Didn’t want to be a doctor and the parents cut support
Abasi is the fourth of five children. His father is a sports teacher and his mother is a housewife who left school after junior high. His parents raised him to be a doctor, but when they realized he was actually interested in computers, they stopped supporting him financially. "I excelled in math as a child and was labelled as gifted. Everyone wanted me to study medicine, because that's what smart kids do in Arab society," he says. "I disappointed my parents by following my heart, going against expectations and choosing to specialize in computer science. I became a doctor at the Technion, but not a doctor of medicine, which is what my mother had hoped for."
Ultimately, Abasi says, the decision not to support him was a "great blessing" for him. He began working after-school hours at McDonald's and saved money to study computer science at the Technion. It ended with ten years of study at the prestigious institution and three degrees in computer science. Even today, when he is already a father of three and CEO of a growing startup, he finds time to teach courses at the Technion. "I have been teaching for half of my life, I started when I was 18 and today I am already 36. I really enjoy it thanks to my supportive family, headed by my wife, who allows me all this space."

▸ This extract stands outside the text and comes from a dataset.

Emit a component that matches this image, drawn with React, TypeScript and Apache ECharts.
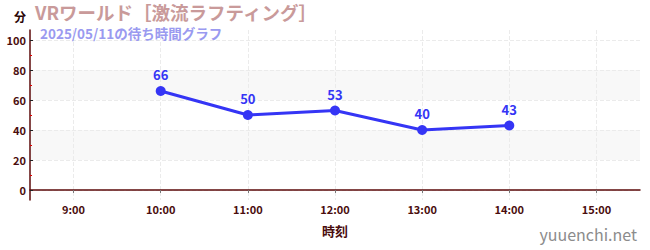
import React, { useEffect, useRef } from "react";
import * as echarts from "echarts";

const categories = ["9:00", "10:00", "11:00", "12:00", "13:00", "14:00", "15:00"];
const waitTimes: (number | null)[] = [null, 66, 50, 53, 40, 43, null];
const titleText = "VRワールド［激流ラフティング］";
const subtitleText = "2025/05/11の待ち時間グラフ";
const yUnit = "分";
const xName = "時刻";
const watermark = "yuuenchi.net";

const FONT = '"Noto Sans CJK JP", "Noto Sans", sans-serif';
const AXIS = "#5c0a0a";
const LABEL = "#4a0d0d";

// half-slot axis so that the grid lines sit on the category centres
const slots: string[] = [""];
categories.forEach((c) => {
  slots.push(c);
  slots.push("");
});
const onCategory = (i: number) => i % 2 === 1;

export default function App() {
  const ref = useRef<HTMLDivElement>(null);
  useEffect(() => {
    if (!ref.current) return;
    const chart = echarts.init(ref.current, undefined, { renderer: "svg" });
    chart.setOption({
      animation: false,
      textStyle: { fontFamily: FONT },
      title: [
        {
          text: titleText,
          left: 30,
          top: -2,
          textStyle: {
            color: "#c99a9a",
            fontSize: 18.5,
            lineHeight: 18,
            fontWeight: "bold",
            fontFamily: FONT,
          },
        },
        {
          text: subtitleText,
          left: 35,
          top: 21,
          textStyle: {
            color: "#9a9af0",
            fontSize: 13.5,
            lineHeight: 13,
            fontWeight: "bold",
            fontFamily: FONT,
          },
        },
      ],
      graphic: [
        {
          type: "text",
          left: 14,
          top: 10,
          style: { text: yUnit, fill: "#2a0505", font: `bold 12px ${FONT}` },
        },
        {
          type: "text",
          right: 13,
          bottom: 8,
          style: { text: watermark, fill: "#8c8c8c", font: `16px ${FONT}` },
        },
      ],
      grid: [
        { left: 30, right: 10, top: 30, bottom: 50 },
        { left: 30, right: 10, top: 40, bottom: 60 },
      ],
      xAxis: [
        {
          gridIndex: 0,
          type: "category",
          data: slots,
          boundaryGap: false,
          name: xName,
          nameLocation: "middle",
          nameGap: 24,
          nameTextStyle: { color: LABEL, fontSize: 13, fontWeight: "bold", fontFamily: FONT },
          axisLine: { show: true, lineStyle: { color: AXIS, width: 1.5 } },
          axisTick: { show: true, interval: onCategory, length: 3, lineStyle: { color: "#777" } },
          axisLabel: {
            color: LABEL,
            fontSize: 11,
            fontWeight: "bold",
            margin: 3,
            interval: onCategory,
            fontFamily: FONT,
          },
          splitLine: { show: true, interval: onCategory, lineStyle: { color: "#ebebeb", type: "dashed" } },
        },
        {
          gridIndex: 1,
          type: "category",
          data: categories,
          boundaryGap: true,
          show: false,
        },
      ],
      yAxis: [
        {
          gridIndex: 0,
          type: "value",
          min: -6.67,
          max: 106.67,
          axisLine: { show: true, lineStyle: { color: AXIS, width: 1.5 } },
          axisTick: { show: false },
          axisLabel: { show: false },
          splitLine: { show: false },
        },
        {
          gridIndex: 1,
          type: "value",
          min: 0,
          max: 100,
          interval: 20,
          axisLine: { show: false },
          axisTick: { show: true, inside: true, length: 3, lineStyle: { color: "#222" } },
          minorTick: { show: true, splitNumber: 2, length: 2, lineStyle: { color: "#e00000" } },
          axisLabel: { color: LABEL, fontSize: 11, fontWeight: "bold", margin: 4, fontFamily: FONT },
          splitLine: { show: true, lineStyle: { color: "#ebebeb", type: "dashed" } },
          splitArea: { show: true, areaStyle: { color: ["rgba(255,255,255,0)", "#f8f8f8"] } },
        },
      ],
      series: [
        {
          type: "line",
          xAxisIndex: 1,
          yAxisIndex: 1,
          data: waitTimes,
          connectNulls: false,
          symbol: "circle",
          symbolSize: 10,
          itemStyle: { color: "#3535f5" },
          lineStyle: { color: "#3535f5", width: 3 },
          label: {
            show: true,
            position: "top",
            distance: 5,
            color: "#3535f5",
            fontSize: 13,
            fontWeight: "bold",
            fontFamily: FONT,
          },
        },
      ],
    });
    return () => chart.dispose();
  }, []);
  return (
    <div
      ref={ref}
      style={{ position: "fixed", left: 0, top: 0, width: 650, height: 250, background: "#fff" }}
    />
  );
}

For Abasi, his insistence on teaching is also his modest contribution to the effort to increase the integration of Arabs in the tech industry. "It is important for me to serve as a personal example," he says. "An example that it is possible to study exact sciences, reach the largest companies and establish new initiatives - that everything can be done. You need the municipalities and authorities to establish tech centers and support studies in the field, but most of all you need pioneers. In my opinion, HAAT is one of those pioneers who proves that it is possible to break the glass ceiling."
Published by Globes, Israel business news - en.globes.co.il - on January 1, 2026.